British actor, writer and comedian James Corden feels homesick.

The Late Late Show host, who is also the voice of Peter Rabbit in a major new movie that mixes live action and animation, may be planning an exit from the US when his chat-show contract ends in 2020. Or so it seems from his interview to Event Magazine.

“I’m almost certain that we won’t live here forever because... I just don’t think we will,” he said, and added: “This point right now is the only time since we moved here when I’ve experienced genuine homesickness.”

Isn’t Los Angeles a lovely place to live in?

“It was. For a while it’s lovely. For a time it’s great. With young kids it feels like a really great place to live. But then? I don’t know.

“A lot of it is psychological. You think we would be like, ‘Ah, this is the life’, and I’m unbelievably conscious that this is all great, amazing. But at some point — and this is just life — the phone is going to ring and in that instant we’re going to feel a million miles away from people who might need us. That’s what weighs on my mind,” said Corden, who has children Max, six, Carey, three, and a new daughter, Charlotte, born in December, with wife Julia.

Corden dreads a call from home to say something is wrong.

“That starts to inform your decision, when you think about what the future may or may not hold. The money is lovely, but time is the only thing that actually exists. It’s the only currency you’re ever dealing with, and all you’ve got is this point right now. Time with people, time to do stuff — it’s the only thing that matters.

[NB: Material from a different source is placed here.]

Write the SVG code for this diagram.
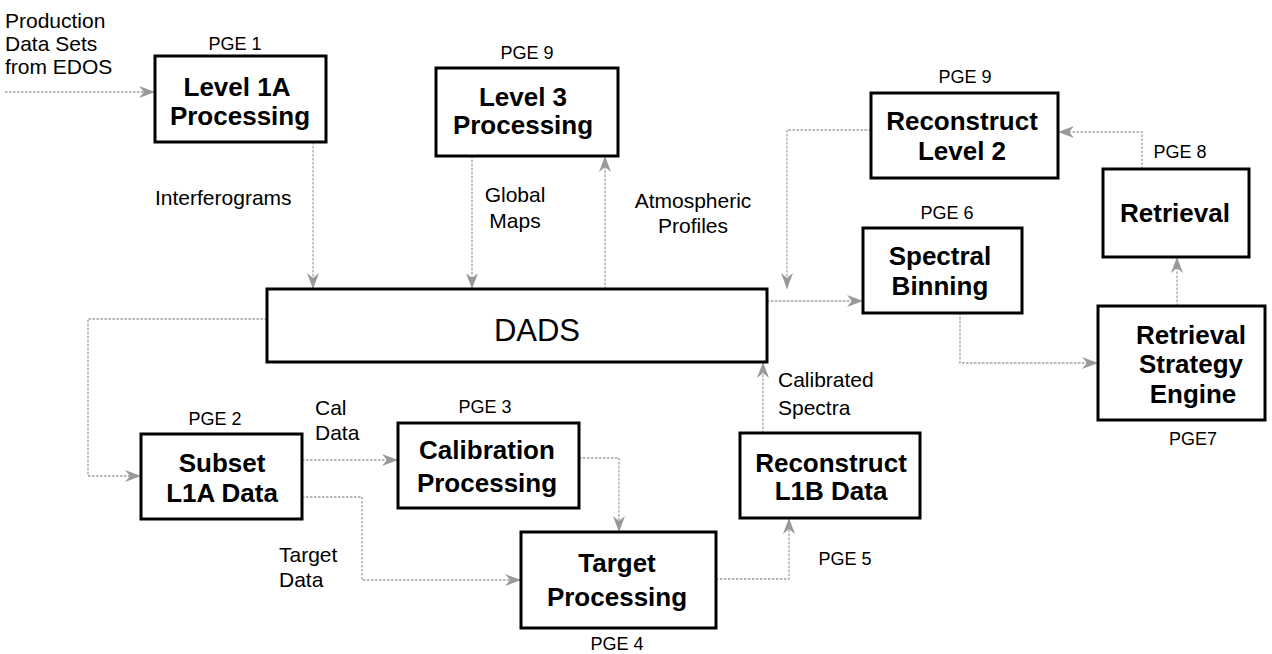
<svg xmlns="http://www.w3.org/2000/svg" width="1272" height="654" viewBox="0 0 1272 654">
<defs>
<style>
.box{fill:#fff;stroke:#000;stroke-width:3}
.b{font-family:"Liberation Sans",Arial,sans-serif;font-weight:bold;font-size:26px;fill:#000;text-anchor:middle}
.r{font-family:"Liberation Sans",Arial,sans-serif;font-size:21px;fill:#000}
.p{font-family:"Liberation Sans",Arial,sans-serif;font-size:18px;fill:#000;text-anchor:middle}
.c{fill:none;stroke:#a0a0a0;stroke-width:1.3;stroke-dasharray:2.5 1.5;marker-end:url(#ah)}
</style>
<marker id="ah" viewBox="0 0 16 12" refX="16" refY="6" markerWidth="16" markerHeight="12" markerUnits="userSpaceOnUse" orient="auto">
<path d="M0,0 L16,6 L0,12 L5,6 Z" fill="#999"/>
</marker>
</defs>
<rect width="1272" height="654" fill="#fff"/>
<g id="connectors">
<path class="c" d="M5,92 H155"/>
<path class="c" d="M313,142 V289"/>
<path class="c" d="M472,156 V289"/>
<path class="c" d="M605,289 V156"/>
<path class="c" d="M871,130 H787 V289"/>
<path class="c" d="M1142,169 V132 H1058"/>
<path class="c" d="M767,301 H863"/>
<path class="c" d="M960,313 V363 H1098"/>
<path class="c" d="M1177,306 V257"/>
<path class="c" d="M267,319 H88 V476 H141"/>
<path class="c" d="M302,460 H398"/>
<path class="c" d="M302,497 H362 V580 H521"/>
<path class="c" d="M579,458 H619 V532"/>
<path class="c" d="M716,579 H789 V518"/>
<path class="c" d="M763,433 V362"/>
</g>
<g id="labels">
<text class="r" x="5" y="28">Production</text>
<text class="r" x="5" y="51">Data Sets</text>
<text class="r" x="5" y="74">from EDOS</text>
<text class="r" x="155" y="205">Interferograms</text>
<text class="r" x="515" y="202" text-anchor="middle">Global</text>
<text class="r" x="515" y="228" text-anchor="middle">Maps</text>
<text class="r" x="693" y="208" text-anchor="middle">Atmospheric</text>
<text class="r" x="693" y="233" text-anchor="middle">Profiles</text>
<text class="r" x="778" y="387">Calibrated</text>
<text class="r" x="778" y="415">Spectra</text>
<text class="r" x="315" y="415">Cal</text>
<text class="r" x="315" y="440">Data</text>
<text class="r" x="279" y="562">Target</text>
<text class="r" x="279" y="587">Data</text>
</g>
<g id="n_l1a">
<text class="p" x="235" y="50">PGE 1</text>
<rect class="box" x="155" y="56" width="171" height="86"/>
<text class="b" x="237" y="96">Level 1A</text>
<text class="b" x="240" y="125">Processing</text>
</g>
<g id="n_l3">
<text class="p" x="527" y="59">PGE 9</text>
<rect class="box" x="436" y="68" width="182" height="88"/>
<text class="b" x="523" y="106">Level 3</text>
<text class="b" x="523" y="134">Processing</text>
</g>
<g id="n_rl2">
<text class="p" x="965" y="83">PGE 9</text>
<rect class="box" x="871" y="93" width="187" height="85"/>
<text class="b" x="962" y="130">Reconstruct</text>
<text class="b" x="962" y="160">Level 2</text>
</g>
<g id="n_ret">
<text class="p" x="1180" y="158">PGE 8</text>
<rect class="box" x="1103" y="169" width="146" height="88"/>
<text class="b" x="1175" y="222">Retrieval</text>
</g>
<g id="n_spec">
<text class="p" x="947" y="219">PGE 6</text>
<rect class="box" x="863" y="228" width="159" height="85"/>
<text class="b" x="940" y="265">Spectral</text>
<text class="b" x="940" y="295">Binning</text>
</g>
<g id="n_rse">
<rect class="box" x="1098" y="306" width="167" height="114"/>
<text class="b" x="1191" y="344">Retrieval</text>
<text class="b" x="1191" y="373">Strategy</text>
<text class="b" x="1193" y="403">Engine</text>
<text class="p" x="1193" y="445">PGE7</text>
</g>
<g id="n_dads">
<rect class="box" x="267" y="289" width="500" height="73"/>
<text x="537" y="341" font-family="Liberation Sans, Arial, sans-serif" font-size="31" text-anchor="middle">DADS</text>
</g>
<g id="n_subset">
<text class="p" x="215" y="425">PGE 2</text>
<rect class="box" x="141" y="434" width="161" height="85"/>
<text class="b" x="222" y="472">Subset</text>
<text class="b" x="222" y="502">L1A Data</text>
</g>
<g id="n_cal">
<text class="p" x="485" y="413">PGE 3</text>
<rect class="box" x="398" y="423" width="181" height="85"/>
<text class="b" x="487" y="459">Calibration</text>
<text class="b" x="487" y="492">Processing</text>
</g>
<g id="n_target">
<rect class="box" x="521" y="532" width="195" height="96"/>
<text class="b" x="617" y="572">Target</text>
<text class="b" x="617" y="606">Processing</text>
<text class="p" x="617" y="650">PGE 4</text>
</g>
<g id="n_rl1b">
<rect class="box" x="740" y="433" width="180" height="85"/>
<text class="b" x="831" y="472">Reconstruct</text>
<text class="b" x="831" y="500">L1B Data</text>
<text class="p" x="845" y="565">PGE 5</text>
</g>
</svg>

Corden flew his parents, sisters, nieces and nephews over for Christmas at his own expense.

What’s it like being a British TV host in Trump’s America?

“You’ve got to earn the right to be a voice in the conversation. Imagine if some American guy came onto British TV and started talking about post-Brexit Britain. The people of Hull, Plymouth, Newcastle and Oxfordshire would go, ‘What would you know? You didn’t grow up here! And don’t think that just because you live in London you know what represents Britain.’

“In the same way, living in Los Angeles is not a reflection of what America is or stands for.”